Problem description:
Reproduce all of the data word for word.

=== Source data ===

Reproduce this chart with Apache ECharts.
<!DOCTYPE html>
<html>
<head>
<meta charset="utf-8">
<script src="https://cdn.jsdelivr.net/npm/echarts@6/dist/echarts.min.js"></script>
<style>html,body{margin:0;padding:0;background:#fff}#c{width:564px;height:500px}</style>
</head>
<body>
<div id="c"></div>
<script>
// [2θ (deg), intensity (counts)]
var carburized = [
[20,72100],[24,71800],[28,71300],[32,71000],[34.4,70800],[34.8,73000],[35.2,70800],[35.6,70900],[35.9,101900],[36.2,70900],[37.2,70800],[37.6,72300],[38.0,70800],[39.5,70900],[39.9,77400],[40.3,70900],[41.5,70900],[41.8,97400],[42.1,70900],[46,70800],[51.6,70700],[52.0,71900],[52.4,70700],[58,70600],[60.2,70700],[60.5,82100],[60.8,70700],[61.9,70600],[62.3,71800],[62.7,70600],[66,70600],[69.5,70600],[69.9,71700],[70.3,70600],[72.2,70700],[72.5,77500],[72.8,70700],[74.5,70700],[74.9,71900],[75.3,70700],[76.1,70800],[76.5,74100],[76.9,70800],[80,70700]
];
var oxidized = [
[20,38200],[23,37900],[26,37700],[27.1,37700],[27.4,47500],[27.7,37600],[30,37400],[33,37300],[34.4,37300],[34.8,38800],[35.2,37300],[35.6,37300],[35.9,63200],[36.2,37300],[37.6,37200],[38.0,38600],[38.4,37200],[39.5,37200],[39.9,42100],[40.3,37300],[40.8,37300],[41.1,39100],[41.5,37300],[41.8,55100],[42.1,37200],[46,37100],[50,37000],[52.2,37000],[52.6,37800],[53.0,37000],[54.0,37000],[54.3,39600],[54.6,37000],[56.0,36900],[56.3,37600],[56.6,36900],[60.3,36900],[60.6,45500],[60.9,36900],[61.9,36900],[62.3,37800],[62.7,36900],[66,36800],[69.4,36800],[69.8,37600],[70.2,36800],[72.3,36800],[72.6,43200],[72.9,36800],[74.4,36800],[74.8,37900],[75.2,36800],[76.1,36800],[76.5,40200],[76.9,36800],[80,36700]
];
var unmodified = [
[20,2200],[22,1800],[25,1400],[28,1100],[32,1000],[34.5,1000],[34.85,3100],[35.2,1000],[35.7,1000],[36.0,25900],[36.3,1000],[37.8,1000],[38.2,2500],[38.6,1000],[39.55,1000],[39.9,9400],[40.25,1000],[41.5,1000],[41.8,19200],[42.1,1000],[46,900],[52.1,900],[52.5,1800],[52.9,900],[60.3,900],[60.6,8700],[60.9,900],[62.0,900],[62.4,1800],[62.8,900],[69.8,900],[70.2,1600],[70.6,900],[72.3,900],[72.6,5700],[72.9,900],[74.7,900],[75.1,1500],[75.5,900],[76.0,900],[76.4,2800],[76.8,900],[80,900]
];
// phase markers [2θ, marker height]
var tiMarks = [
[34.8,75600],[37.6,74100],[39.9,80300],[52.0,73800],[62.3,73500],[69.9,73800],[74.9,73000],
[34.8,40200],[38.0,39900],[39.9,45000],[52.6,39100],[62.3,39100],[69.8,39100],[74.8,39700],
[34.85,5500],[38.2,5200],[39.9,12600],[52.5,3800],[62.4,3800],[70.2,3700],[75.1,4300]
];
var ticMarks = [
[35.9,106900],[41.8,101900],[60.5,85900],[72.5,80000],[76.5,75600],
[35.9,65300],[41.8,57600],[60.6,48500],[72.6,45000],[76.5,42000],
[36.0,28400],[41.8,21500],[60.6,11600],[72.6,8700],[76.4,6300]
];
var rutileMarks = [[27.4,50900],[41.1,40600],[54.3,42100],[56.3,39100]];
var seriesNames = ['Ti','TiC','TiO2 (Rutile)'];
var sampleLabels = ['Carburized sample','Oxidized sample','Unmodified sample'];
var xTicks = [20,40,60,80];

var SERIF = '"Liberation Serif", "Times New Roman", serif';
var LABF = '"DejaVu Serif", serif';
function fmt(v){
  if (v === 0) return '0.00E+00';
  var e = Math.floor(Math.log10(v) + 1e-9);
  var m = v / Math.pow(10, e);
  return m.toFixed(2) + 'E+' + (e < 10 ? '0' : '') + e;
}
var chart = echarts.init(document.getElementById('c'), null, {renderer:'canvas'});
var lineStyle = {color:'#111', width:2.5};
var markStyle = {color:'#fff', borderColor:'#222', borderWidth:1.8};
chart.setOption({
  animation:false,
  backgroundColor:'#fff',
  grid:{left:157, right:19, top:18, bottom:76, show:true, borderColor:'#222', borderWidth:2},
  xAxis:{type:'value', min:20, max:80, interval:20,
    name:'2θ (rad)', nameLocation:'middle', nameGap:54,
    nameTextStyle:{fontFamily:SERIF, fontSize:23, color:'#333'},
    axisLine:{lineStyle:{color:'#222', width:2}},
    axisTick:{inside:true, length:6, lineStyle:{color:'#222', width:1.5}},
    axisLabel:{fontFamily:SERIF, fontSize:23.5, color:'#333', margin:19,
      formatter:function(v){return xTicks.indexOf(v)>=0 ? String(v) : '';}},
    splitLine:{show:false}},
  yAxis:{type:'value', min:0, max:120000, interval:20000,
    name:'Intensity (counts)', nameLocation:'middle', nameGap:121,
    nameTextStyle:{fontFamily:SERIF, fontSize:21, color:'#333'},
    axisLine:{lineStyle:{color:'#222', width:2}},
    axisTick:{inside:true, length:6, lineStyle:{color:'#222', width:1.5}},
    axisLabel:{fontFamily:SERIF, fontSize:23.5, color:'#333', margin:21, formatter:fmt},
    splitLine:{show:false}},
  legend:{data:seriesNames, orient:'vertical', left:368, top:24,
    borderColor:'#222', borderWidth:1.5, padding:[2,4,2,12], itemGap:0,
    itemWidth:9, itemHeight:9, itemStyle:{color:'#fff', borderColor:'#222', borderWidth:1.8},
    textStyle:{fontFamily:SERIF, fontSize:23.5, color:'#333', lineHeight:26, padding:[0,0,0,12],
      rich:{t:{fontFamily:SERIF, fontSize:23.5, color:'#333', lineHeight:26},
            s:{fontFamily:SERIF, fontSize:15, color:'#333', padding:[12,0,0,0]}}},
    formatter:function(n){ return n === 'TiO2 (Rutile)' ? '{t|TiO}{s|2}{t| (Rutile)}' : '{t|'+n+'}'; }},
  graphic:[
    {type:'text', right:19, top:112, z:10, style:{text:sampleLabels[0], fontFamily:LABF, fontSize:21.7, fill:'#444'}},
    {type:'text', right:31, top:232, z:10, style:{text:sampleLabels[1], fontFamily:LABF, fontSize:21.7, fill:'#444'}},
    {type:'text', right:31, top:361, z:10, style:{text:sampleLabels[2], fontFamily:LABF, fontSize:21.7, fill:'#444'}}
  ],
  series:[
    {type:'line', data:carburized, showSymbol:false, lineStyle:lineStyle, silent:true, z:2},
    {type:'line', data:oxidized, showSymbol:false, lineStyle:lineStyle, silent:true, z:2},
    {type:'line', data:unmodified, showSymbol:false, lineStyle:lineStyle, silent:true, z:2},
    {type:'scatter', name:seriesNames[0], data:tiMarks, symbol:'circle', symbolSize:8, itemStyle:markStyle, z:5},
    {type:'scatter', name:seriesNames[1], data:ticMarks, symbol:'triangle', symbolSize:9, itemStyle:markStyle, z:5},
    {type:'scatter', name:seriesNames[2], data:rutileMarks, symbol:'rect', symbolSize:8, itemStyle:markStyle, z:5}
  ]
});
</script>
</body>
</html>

===

Written answer:
Reproduce this chart with Apache ECharts.
<!DOCTYPE html>
<html>
<head>
<meta charset="utf-8">
<script src="https://cdn.jsdelivr.net/npm/echarts@6/dist/echarts.min.js"></script>
<style>html,body{margin:0;padding:0;background:#fff}#c{width:564px;height:500px}</style>
</head>
<body>
<div id="c"></div>
<script>
// [2θ (deg), intensity (counts)]
var carburized = [
[20,72100],[24,71800],[28,71300],[32,71000],[34.4,70800],[34.8,73000],[35.2,70800],[35.6,70900],[35.9,101900],[36.2,70900],[37.2,70800],[37.6,72300],[38.0,70800],[39.5,70900],[39.9,77400],[40.3,70900],[41.5,70900],[41.8,97400],[42.1,70900],[46,70800],[51.6,70700],[52.0,71900],[52.4,70700],[58,70600],[60.2,70700],[60.5,82100],[60.8,70700],[61.9,70600],[62.3,71800],[62.7,70600],[66,70600],[69.5,70600],[69.9,71700],[70.3,70600],[72.2,70700],[72.5,77500],[72.8,70700],[74.5,70700],[74.9,71900],[75.3,70700],[76.1,70800],[76.5,74100],[76.9,70800],[80,70700]
];
var oxidized = [
[20,38200],[23,37900],[26,37700],[27.1,37700],[27.4,47500],[27.7,37600],[30,37400],[33,37300],[34.4,37300],[34.8,38800],[35.2,37300],[35.6,37300],[35.9,63200],[36.2,37300],[37.6,37200],[38.0,38600],[38.4,37200],[39.5,37200],[39.9,42100],[40.3,37300],[40.8,37300],[41.1,39100],[41.5,37300],[41.8,55100],[42.1,37200],[46,37100],[50,37000],[52.2,37000],[52.6,37800],[53.0,37000],[54.0,37000],[54.3,39600],[54.6,37000],[56.0,36900],[56.3,37600],[56.6,36900],[60.3,36900],[60.6,45500],[60.9,36900],[61.9,36900],[62.3,37800],[62.7,36900],[66,36800],[69.4,36800],[69.8,37600],[70.2,36800],[72.3,36800],[72.6,43200],[72.9,36800],[74.4,36800],[74.8,37900],[75.2,36800],[76.1,36800],[76.5,40200],[76.9,36800],[80,36700]
];
var unmodified = [
[20,2200],[22,1800],[25,1400],[28,1100],[32,1000],[34.5,1000],[34.85,3100],[35.2,1000],[35.7,1000],[36.0,25900],[36.3,1000],[37.8,1000],[38.2,2500],[38.6,1000],[39.55,1000],[39.9,9400],[40.25,1000],[41.5,1000],[41.8,19200],[42.1,1000],[46,900],[52.1,900],[52.5,1800],[52.9,900],[60.3,900],[60.6,8700],[60.9,900],[62.0,900],[62.4,1800],[62.8,900],[69.8,900],[70.2,1600],[70.6,900],[72.3,900],[72.6,5700],[72.9,900],[74.7,900],[75.1,1500],[75.5,900],[76.0,900],[76.4,2800],[76.8,900],[80,900]
];
// phase markers [2θ, marker height]
var tiMarks = [
[34.8,75600],[37.6,74100],[39.9,80300],[52.0,73800],[62.3,73500],[69.9,73800],[74.9,73000],
[34.8,40200],[38.0,39900],[39.9,45000],[52.6,39100],[62.3,39100],[69.8,39100],[74.8,39700],
[34.85,5500],[38.2,5200],[39.9,12600],[52.5,3800],[62.4,3800],[70.2,3700],[75.1,4300]
];
var ticMarks = [
[35.9,106900],[41.8,101900],[60.5,85900],[72.5,80000],[76.5,75600],
[35.9,65300],[41.8,57600],[60.6,48500],[72.6,45000],[76.5,42000],
[36.0,28400],[41.8,21500],[60.6,11600],[72.6,8700],[76.4,6300]
];
var rutileMarks = [[27.4,50900],[41.1,40600],[54.3,42100],[56.3,39100]];
var seriesNames = ['Ti','TiC','TiO2 (Rutile)'];
var sampleLabels = ['Carburized sample','Oxidized sample','Unmodified sample'];
var xTicks = [20,40,60,80];

var SERIF = '"Liberation Serif", "Times New Roman", serif';
var LABF = '"DejaVu Serif", serif';
function fmt(v){
  if (v === 0) return '0.00E+00';
  var e = Math.floor(Math.log10(v) + 1e-9);
  var m = v / Math.pow(10, e);
  return m.toFixed(2) + 'E+' + (e < 10 ? '0' : '') + e;
}
var chart = echarts.init(document.getElementById('c'), null, {renderer:'canvas'});
var lineStyle = {color:'#111', width:2.5};
var markStyle = {color:'#fff', borderColor:'#222', borderWidth:1.8};
chart.setOption({
  animation:false,
  backgroundColor:'#fff',
  grid:{left:157, right:19, top:18, bottom:76, show:true, borderColor:'#222', borderWidth:2},
  xAxis:{type:'value', min:20, max:80, interval:20,
    name:'2θ (rad)', nameLocation:'middle', nameGap:54,
    nameTextStyle:{fontFamily:SERIF, fontSize:23, color:'#333'},
    axisLine:{lineStyle:{color:'#222', width:2}},
    axisTick:{inside:true, length:6, lineStyle:{color:'#222', width:1.5}},
    axisLabel:{fontFamily:SERIF, fontSize:23.5, color:'#333', margin:19,
      formatter:function(v){return xTicks.indexOf(v)>=0 ? String(v) : '';}},
    splitLine:{show:false}},
  yAxis:{type:'value', min:0, max:120000, interval:20000,
    name:'Intensity (counts)', nameLocation:'middle', nameGap:121,
    nameTextStyle:{fontFamily:SERIF, fontSize:21, color:'#333'},
    axisLine:{lineStyle:{color:'#222', width:2}},
    axisTick:{inside:true, length:6, lineStyle:{color:'#222', width:1.5}},
    axisLabel:{fontFamily:SERIF, fontSize:23.5, color:'#333', margin:21, formatter:fmt},
    splitLine:{show:false}},
  legend:{data:seriesNames, orient:'vertical', left:368, top:24,
    borderColor:'#222', borderWidth:1.5, padding:[2,4,2,12], itemGap:0,
    itemWidth:9, itemHeight:9, itemStyle:{color:'#fff', borderColor:'#222', borderWidth:1.8},
    textStyle:{fontFamily:SERIF, fontSize:23.5, color:'#333', lineHeight:26, padding:[0,0,0,12],
      rich:{t:{fontFamily:SERIF, fontSize:23.5, color:'#333', lineHeight:26},
            s:{fontFamily:SERIF, fontSize:15, color:'#333', padding:[12,0,0,0]}}},
    formatter:function(n){ return n === 'TiO2 (Rutile)' ? '{t|TiO}{s|2}{t| (Rutile)}' : '{t|'+n+'}'; }},
  graphic:[
    {type:'text', right:19, top:112, z:10, style:{text:sampleLabels[0], fontFamily:LABF, fontSize:21.7, fill:'#444'}},
    {type:'text', right:31, top:232, z:10, style:{text:sampleLabels[1], fontFamily:LABF, fontSize:21.7, fill:'#444'}},
    {type:'text', right:31, top:361, z:10, style:{text:sampleLabels[2], fontFamily:LABF, fontSize:21.7, fill:'#444'}}
  ],
  series:[
    {type:'line', data:carburized, showSymbol:false, lineStyle:lineStyle, silent:true, z:2},
    {type:'line', data:oxidized, showSymbol:false, lineStyle:lineStyle, silent:true, z:2},
    {type:'line', data:unmodified, showSymbol:false, lineStyle:lineStyle, silent:true, z:2},
    {type:'scatter', name:seriesNames[0], data:tiMarks, symbol:'circle', symbolSize:8, itemStyle:markStyle, z:5},
    {type:'scatter', name:seriesNames[1], data:ticMarks, symbol:'triangle', symbolSize:9, itemStyle:markStyle, z:5},
    {type:'scatter', name:seriesNames[2], data:rutileMarks, symbol:'rect', symbolSize:8, itemStyle:markStyle, z:5}
  ]
});
</script>
</body>
</html>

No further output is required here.